The Personal Item Conundrum: When Your Compartmentalized Bag Goes Under the Seat
Many travelers carry two pieces: a wheeled carry-on that goes in the overhead bin and a “personal item” that must fit completely under the seat in front of them. A multi-compartment backpack, tote, or briefcase often serves as that personal item. Under-seat dimensions vary by aircraft and seat pitch, but a safe rule of thumb is 18 x 14 x 8 inches. A bag with a dedicated laptop sleeve, power bank pocket, and water bottle holder can still fit if it is compressible. The danger comes when rigid compartments, like a structured shoe pocket or a hard-shell electronics organizer, prevent the bag from squeezing into the foot space. If the bag protrudes into your legroom or the aisle, a flight attendant may ask you to move it to an overhead bin—which could trigger a gate-check if the bins are full and the bag is tagged as your personal item. Choose a soft-sided multi-compartment bag for under-seat use, and avoid packing it so tightly that it loses its ability to conform.
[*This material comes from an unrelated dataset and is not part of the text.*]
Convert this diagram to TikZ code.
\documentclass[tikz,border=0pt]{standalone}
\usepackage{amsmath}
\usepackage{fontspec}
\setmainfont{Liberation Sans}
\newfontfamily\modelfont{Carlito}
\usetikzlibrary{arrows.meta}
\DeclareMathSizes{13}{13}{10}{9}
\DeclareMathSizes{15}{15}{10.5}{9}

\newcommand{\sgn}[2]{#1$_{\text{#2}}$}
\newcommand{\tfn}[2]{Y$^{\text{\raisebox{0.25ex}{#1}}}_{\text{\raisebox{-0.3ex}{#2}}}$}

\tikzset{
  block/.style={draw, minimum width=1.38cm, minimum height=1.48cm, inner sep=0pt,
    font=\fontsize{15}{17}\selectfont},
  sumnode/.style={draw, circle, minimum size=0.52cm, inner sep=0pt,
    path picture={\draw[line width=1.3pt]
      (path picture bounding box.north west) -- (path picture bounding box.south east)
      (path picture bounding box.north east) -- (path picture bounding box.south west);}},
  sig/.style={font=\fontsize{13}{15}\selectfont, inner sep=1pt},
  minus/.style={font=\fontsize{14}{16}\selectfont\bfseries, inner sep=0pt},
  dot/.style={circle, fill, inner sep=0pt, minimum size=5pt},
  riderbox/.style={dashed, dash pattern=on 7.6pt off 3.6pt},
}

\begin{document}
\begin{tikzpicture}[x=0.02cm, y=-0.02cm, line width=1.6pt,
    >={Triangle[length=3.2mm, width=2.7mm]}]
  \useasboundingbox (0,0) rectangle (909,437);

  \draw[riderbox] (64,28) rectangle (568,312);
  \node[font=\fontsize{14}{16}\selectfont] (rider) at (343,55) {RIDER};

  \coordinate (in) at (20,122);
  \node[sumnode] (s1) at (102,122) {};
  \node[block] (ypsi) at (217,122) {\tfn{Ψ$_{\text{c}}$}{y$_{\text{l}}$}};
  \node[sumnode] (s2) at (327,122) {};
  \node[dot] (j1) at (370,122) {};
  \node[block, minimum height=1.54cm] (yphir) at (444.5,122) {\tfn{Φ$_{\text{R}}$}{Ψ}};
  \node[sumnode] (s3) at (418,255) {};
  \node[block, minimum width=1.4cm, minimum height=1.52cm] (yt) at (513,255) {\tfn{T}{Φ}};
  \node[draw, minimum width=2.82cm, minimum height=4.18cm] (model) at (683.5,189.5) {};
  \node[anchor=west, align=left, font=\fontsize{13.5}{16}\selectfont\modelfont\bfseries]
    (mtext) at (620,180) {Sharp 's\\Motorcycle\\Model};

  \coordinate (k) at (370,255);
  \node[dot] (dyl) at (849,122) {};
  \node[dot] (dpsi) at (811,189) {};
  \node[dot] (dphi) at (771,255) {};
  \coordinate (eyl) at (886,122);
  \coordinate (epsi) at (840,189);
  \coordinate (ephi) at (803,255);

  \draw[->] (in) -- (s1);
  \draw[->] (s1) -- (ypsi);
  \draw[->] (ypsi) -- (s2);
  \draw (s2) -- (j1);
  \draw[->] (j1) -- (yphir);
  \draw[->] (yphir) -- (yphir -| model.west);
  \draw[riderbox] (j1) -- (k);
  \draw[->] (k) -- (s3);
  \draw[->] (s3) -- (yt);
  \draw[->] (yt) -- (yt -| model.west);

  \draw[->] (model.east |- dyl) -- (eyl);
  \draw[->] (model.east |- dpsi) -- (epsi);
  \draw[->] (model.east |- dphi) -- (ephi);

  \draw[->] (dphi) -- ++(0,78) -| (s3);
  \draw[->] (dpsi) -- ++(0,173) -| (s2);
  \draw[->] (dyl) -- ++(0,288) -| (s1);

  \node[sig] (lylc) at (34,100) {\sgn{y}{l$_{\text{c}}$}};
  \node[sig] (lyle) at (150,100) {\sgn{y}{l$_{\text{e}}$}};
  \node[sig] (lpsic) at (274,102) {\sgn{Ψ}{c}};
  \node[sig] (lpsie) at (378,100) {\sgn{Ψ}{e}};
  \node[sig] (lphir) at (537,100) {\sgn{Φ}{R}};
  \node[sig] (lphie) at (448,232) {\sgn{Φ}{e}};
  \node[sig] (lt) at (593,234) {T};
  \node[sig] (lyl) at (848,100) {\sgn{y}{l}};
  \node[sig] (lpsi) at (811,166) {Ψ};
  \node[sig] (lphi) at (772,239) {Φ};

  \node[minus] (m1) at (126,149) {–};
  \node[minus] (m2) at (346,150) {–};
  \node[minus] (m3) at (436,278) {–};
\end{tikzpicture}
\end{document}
International Travel Differences and Metric Considerations
Outside the United States, centimeters and kilograms rule. A bag that measures 56 centimeters in length meets IATA’s recommendation, but budget airlines might cap it at 50 cm or even 40 cm for a free personal item. Weight limits in kilograms frequently appear: 7 kg (15.4 lbs) for AirAsia, 10 kg (22 lbs) for Turkish Airlines, and 12 kg (26.4 lbs) for Qantas (domestic). Multi-compartment bags can inadvertently hide weight; a 2 kg laptop, a 0.5 kg toiletry pouch, a 1 kg charger set, and 2 kg of clothing already consume most of a 7 kg allowance. Use a digital scale and weigh each compartment’s contents if you are close to the limit. Also note that airport security screening outside the U.S. often requires removing laptops and liquids just as the TSA does, but the rules for tweezers, small scissors, and lighters may vary. Always check the local aviation authority’s website for the most up-to-date prohibited items list.
Common Mistakes That Lead to Gate Checks and Delays
- Ignoring the expander. Many bags have an expansion zipper that adds 2–3 inches of depth. Once expanded, the bag may no longer fit in the sizer. Pack with the expansion closed unless you are prepared to check the bag.
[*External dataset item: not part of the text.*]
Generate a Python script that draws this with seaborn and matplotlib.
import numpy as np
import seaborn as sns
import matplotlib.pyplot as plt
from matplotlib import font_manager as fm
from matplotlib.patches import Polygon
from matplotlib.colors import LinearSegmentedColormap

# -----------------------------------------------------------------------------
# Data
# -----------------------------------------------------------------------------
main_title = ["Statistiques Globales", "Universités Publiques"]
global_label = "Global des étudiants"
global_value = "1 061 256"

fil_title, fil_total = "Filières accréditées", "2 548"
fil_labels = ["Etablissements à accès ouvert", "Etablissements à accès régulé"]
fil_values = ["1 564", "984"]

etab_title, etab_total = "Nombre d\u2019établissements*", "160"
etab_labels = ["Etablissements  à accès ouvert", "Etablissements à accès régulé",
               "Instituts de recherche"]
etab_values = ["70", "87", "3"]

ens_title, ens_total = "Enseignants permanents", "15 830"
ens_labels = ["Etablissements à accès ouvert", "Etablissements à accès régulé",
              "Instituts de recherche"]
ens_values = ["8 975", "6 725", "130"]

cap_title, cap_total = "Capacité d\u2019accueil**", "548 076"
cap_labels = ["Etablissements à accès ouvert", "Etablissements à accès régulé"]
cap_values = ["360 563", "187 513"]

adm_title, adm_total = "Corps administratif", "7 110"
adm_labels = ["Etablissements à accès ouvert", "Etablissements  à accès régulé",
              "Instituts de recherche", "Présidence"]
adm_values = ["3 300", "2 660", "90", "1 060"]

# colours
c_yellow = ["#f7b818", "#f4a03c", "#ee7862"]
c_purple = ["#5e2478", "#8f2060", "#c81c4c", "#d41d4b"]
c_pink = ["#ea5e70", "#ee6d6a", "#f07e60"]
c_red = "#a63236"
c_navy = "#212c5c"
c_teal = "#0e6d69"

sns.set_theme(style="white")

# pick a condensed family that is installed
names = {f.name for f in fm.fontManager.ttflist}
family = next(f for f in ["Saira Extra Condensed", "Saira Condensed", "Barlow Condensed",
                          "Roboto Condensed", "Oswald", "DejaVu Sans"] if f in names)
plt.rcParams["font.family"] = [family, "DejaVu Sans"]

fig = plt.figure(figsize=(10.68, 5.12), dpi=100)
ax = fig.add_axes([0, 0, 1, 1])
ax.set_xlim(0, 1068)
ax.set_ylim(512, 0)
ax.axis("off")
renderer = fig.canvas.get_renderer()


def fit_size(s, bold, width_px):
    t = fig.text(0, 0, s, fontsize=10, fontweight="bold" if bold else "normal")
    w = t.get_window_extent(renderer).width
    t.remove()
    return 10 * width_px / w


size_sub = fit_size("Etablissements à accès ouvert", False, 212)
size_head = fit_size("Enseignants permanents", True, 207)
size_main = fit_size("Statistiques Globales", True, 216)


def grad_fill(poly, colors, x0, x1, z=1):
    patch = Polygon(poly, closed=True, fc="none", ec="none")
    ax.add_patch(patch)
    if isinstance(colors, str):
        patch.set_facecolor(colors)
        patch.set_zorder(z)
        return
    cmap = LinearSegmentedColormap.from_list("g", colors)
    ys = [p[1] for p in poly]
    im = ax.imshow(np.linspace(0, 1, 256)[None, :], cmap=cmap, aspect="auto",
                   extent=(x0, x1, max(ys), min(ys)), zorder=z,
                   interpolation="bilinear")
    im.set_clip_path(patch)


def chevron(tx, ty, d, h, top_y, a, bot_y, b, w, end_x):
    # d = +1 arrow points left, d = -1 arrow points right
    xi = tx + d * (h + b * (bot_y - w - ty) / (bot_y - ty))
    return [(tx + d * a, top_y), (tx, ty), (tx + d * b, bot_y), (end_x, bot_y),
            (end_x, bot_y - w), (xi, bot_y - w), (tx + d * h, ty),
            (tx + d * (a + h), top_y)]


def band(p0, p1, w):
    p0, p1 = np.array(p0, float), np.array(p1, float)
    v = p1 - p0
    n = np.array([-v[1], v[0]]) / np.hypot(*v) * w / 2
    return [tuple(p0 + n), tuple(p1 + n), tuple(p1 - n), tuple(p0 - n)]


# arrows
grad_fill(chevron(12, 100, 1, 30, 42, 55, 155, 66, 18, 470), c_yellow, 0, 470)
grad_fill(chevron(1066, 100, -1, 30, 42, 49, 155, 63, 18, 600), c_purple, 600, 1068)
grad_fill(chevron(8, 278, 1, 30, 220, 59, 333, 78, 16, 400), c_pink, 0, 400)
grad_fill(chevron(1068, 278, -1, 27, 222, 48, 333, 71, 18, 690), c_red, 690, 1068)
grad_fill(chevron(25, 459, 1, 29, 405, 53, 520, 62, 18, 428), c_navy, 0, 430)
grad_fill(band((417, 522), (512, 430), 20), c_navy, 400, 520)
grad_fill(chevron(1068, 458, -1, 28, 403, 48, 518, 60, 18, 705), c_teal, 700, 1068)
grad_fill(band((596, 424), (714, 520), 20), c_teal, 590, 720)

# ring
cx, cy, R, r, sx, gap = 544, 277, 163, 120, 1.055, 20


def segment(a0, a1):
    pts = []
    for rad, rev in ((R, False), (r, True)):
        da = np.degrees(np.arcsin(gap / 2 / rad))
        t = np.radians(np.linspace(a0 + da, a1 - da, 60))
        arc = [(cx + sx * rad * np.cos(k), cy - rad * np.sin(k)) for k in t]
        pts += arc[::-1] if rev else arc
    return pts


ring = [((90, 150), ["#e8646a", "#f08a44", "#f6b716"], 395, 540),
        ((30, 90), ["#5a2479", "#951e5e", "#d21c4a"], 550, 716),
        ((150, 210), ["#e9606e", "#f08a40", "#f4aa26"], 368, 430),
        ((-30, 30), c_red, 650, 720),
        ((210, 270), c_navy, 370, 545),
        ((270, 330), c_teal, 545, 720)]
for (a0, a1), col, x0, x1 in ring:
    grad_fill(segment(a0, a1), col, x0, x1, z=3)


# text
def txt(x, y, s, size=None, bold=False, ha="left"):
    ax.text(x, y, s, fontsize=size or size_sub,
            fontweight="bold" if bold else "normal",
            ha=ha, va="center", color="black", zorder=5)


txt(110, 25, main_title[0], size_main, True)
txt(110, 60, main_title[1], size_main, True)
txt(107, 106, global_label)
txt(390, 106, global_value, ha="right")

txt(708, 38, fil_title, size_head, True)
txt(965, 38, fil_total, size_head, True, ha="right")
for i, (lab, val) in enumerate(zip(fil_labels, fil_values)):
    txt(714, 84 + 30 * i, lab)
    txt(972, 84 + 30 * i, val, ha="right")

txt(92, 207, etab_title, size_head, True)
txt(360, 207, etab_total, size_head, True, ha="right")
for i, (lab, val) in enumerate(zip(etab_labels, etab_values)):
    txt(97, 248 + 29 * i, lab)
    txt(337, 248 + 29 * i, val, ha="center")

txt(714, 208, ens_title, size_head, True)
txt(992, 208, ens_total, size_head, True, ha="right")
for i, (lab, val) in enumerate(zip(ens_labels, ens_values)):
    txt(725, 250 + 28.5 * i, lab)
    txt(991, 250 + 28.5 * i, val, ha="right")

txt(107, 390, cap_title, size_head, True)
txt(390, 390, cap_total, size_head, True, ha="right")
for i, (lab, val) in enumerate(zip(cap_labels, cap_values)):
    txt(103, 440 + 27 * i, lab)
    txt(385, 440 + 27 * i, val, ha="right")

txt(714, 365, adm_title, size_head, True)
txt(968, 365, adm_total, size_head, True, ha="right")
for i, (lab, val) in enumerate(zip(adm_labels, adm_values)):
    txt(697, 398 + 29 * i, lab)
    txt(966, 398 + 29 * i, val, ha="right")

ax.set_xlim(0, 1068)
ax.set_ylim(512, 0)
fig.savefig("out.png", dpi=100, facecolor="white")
- Storing a laptop in a bag that must be checked. If the gate agent forces you to gate-check your carry-on, you cannot leave a lithium battery-powered device inside. A bag with a quick-access laptop compartment lets you pull it out in seconds, but too many travelers forget the tablet or backup battery in a hidden sleeve.
- Using a bag with too many rigid frames. Bags with a hard back panel, a built-in power bank pocket, and a structured camera insert may not compress. Even if the listed dimensions fit, the rigidity can stop the bag from sliding into a sizer cage or under a seat.
- Not preparing for the extra inspection. If you fill every compartment with tightly packed items and then cinch the bag with compression straps, you have created a perfect storm for a manual search. An officer may need to cut your carefully arranged packing. Loosely pack outer compartments and keep the bag’s contents visually clear.
- Assuming all multi-compartment bags are the same. A 40-liter hiking backpack with a dozen pockets is treated the same as a 35-liter wheeled underseater with a separate laptop compartment when it comes to size limits. Always measure your own bag, do not rely on the product label.
Future Innovations in Multi-Compartment Carry-On Design
Luggage brands continue to refine compartment design to meet airline restrictions while boosting traveler convenience. Lightweight fabrics, magnetic quick-access pockets, and flat-folding organizer panels are reducing bulk. Some roller bags now feature a front compartment that opens like a book, containing a permanently attached laptop sleeve that lies flat for TSA screening—eliminating the need to remove the device entirely. Smart luggage with built-in battery scales and GPS trackers is blending with compartment innovation: internal weight sensors could alert you if a particular pocket puts you over the limit. RFID-blocking passport compartments, antimicrobial linings for shoe pockets, and removable wet/dry sections are becoming standard. In the coming years, the most successful carry-on bags will likely be those that think like a filing cabinet—everything has an assigned place, but the whole package still compresses to the shape of an airline sizer. As an FAA advisory circular once noted, “Baggage compartments are limited; cooperation of passengers is essential.” The rule applies to the bag itself as much as to the person carrying it.
Final Thoughts
The multi-compartment carry-on bag is one of the smartest travel purchases you can make—provided you keep size, weight, and screening rules at the center of your packing strategy. Measure your packed bag against your airline’s sizer dimensions, distribute heavy items near your body or low in the bag, keep security-critical items in a dedicated quick-access pocket, and never assume that the bag’s published specs will hold once it bulges with your belongings. By treating each compartment as a purposeful module rather than just an empty space to fill, you can move through check-in, security, and boarding with confidence, knowing that your perfectly organized bag will actually make it on the plane. When the overhead bin door closes smoothly, that is as much a victory for thoughtful compartment design as it is for smart packing.